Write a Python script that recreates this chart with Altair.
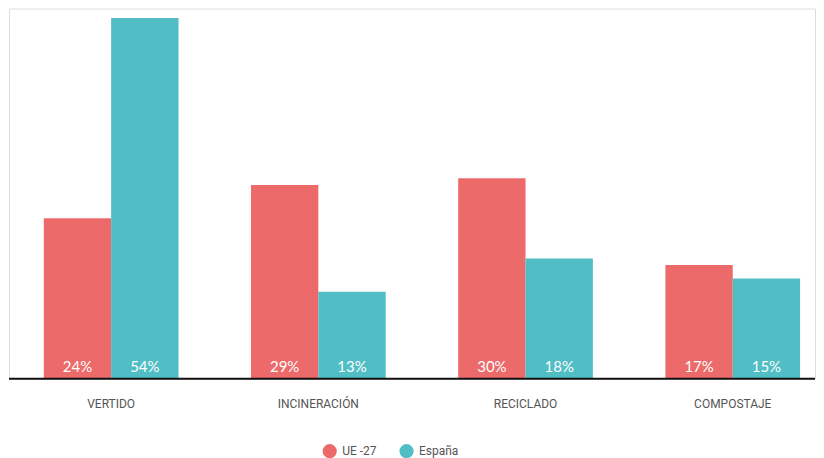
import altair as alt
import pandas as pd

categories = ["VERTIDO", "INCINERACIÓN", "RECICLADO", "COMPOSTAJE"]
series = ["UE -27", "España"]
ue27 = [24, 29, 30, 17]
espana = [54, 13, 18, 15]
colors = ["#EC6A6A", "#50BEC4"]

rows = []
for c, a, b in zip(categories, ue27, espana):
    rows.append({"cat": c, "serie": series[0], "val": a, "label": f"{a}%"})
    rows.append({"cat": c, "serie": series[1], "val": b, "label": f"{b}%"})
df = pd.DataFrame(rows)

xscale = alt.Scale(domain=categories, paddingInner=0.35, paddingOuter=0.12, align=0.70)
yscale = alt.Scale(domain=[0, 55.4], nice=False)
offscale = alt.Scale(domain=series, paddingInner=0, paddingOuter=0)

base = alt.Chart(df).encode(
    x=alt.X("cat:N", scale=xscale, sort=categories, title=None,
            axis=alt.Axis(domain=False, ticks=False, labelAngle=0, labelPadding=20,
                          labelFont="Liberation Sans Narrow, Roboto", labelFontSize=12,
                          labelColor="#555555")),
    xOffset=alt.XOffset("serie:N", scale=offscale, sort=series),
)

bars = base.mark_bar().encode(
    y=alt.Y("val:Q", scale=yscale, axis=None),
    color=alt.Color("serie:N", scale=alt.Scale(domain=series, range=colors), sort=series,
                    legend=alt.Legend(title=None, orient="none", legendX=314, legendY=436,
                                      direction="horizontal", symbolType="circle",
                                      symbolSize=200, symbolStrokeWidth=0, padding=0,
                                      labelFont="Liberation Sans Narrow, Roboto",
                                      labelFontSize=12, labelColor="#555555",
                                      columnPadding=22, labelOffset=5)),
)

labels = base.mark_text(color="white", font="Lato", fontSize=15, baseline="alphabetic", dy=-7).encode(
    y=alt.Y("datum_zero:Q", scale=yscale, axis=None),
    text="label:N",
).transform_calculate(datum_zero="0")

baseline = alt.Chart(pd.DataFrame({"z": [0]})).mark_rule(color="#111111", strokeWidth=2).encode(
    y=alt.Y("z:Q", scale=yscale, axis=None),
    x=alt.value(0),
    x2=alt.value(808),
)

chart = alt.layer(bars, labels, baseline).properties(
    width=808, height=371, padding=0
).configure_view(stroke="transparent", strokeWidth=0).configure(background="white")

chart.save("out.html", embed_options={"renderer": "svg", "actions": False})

▶ _Requirement_
Reproduce the full material exactly, excluding the pictures.

▶ _Task output_
Write a Python script that recreates this chart with Altair.
import altair as alt
import pandas as pd

categories = ["VERTIDO", "INCINERACIÓN", "RECICLADO", "COMPOSTAJE"]
series = ["UE -27", "España"]
ue27 = [24, 29, 30, 17]
espana = [54, 13, 18, 15]
colors = ["#EC6A6A", "#50BEC4"]

rows = []
for c, a, b in zip(categories, ue27, espana):
    rows.append({"cat": c, "serie": series[0], "val": a, "label": f"{a}%"})
    rows.append({"cat": c, "serie": series[1], "val": b, "label": f"{b}%"})
df = pd.DataFrame(rows)

xscale = alt.Scale(domain=categories, paddingInner=0.35, paddingOuter=0.12, align=0.70)
yscale = alt.Scale(domain=[0, 55.4], nice=False)
offscale = alt.Scale(domain=series, paddingInner=0, paddingOuter=0)

base = alt.Chart(df).encode(
    x=alt.X("cat:N", scale=xscale, sort=categories, title=None,
            axis=alt.Axis(domain=False, ticks=False, labelAngle=0, labelPadding=20,
                          labelFont="Liberation Sans Narrow, Roboto", labelFontSize=12,
                          labelColor="#555555")),
    xOffset=alt.XOffset("serie:N", scale=offscale, sort=series),
)

bars = base.mark_bar().encode(
    y=alt.Y("val:Q", scale=yscale, axis=None),
    color=alt.Color("serie:N", scale=alt.Scale(domain=series, range=colors), sort=series,
                    legend=alt.Legend(title=None, orient="none", legendX=314, legendY=436,
                                      direction="horizontal", symbolType="circle",
                                      symbolSize=200, symbolStrokeWidth=0, padding=0,
                                      labelFont="Liberation Sans Narrow, Roboto",
                                      labelFontSize=12, labelColor="#555555",
                                      columnPadding=22, labelOffset=5)),
)

labels = base.mark_text(color="white", font="Lato", fontSize=15, baseline="alphabetic", dy=-7).encode(
    y=alt.Y("datum_zero:Q", scale=yscale, axis=None),
    text="label:N",
).transform_calculate(datum_zero="0")

baseline = alt.Chart(pd.DataFrame({"z": [0]})).mark_rule(color="#111111", strokeWidth=2).encode(
    y=alt.Y("z:Q", scale=yscale, axis=None),
    x=alt.value(0),
    x2=alt.value(808),
)

chart = alt.layer(bars, labels, baseline).properties(
    width=808, height=371, padding=0
).configure_view(stroke="transparent", strokeWidth=0).configure(background="white")

chart.save("out.html", embed_options={"renderer": "svg", "actions": False})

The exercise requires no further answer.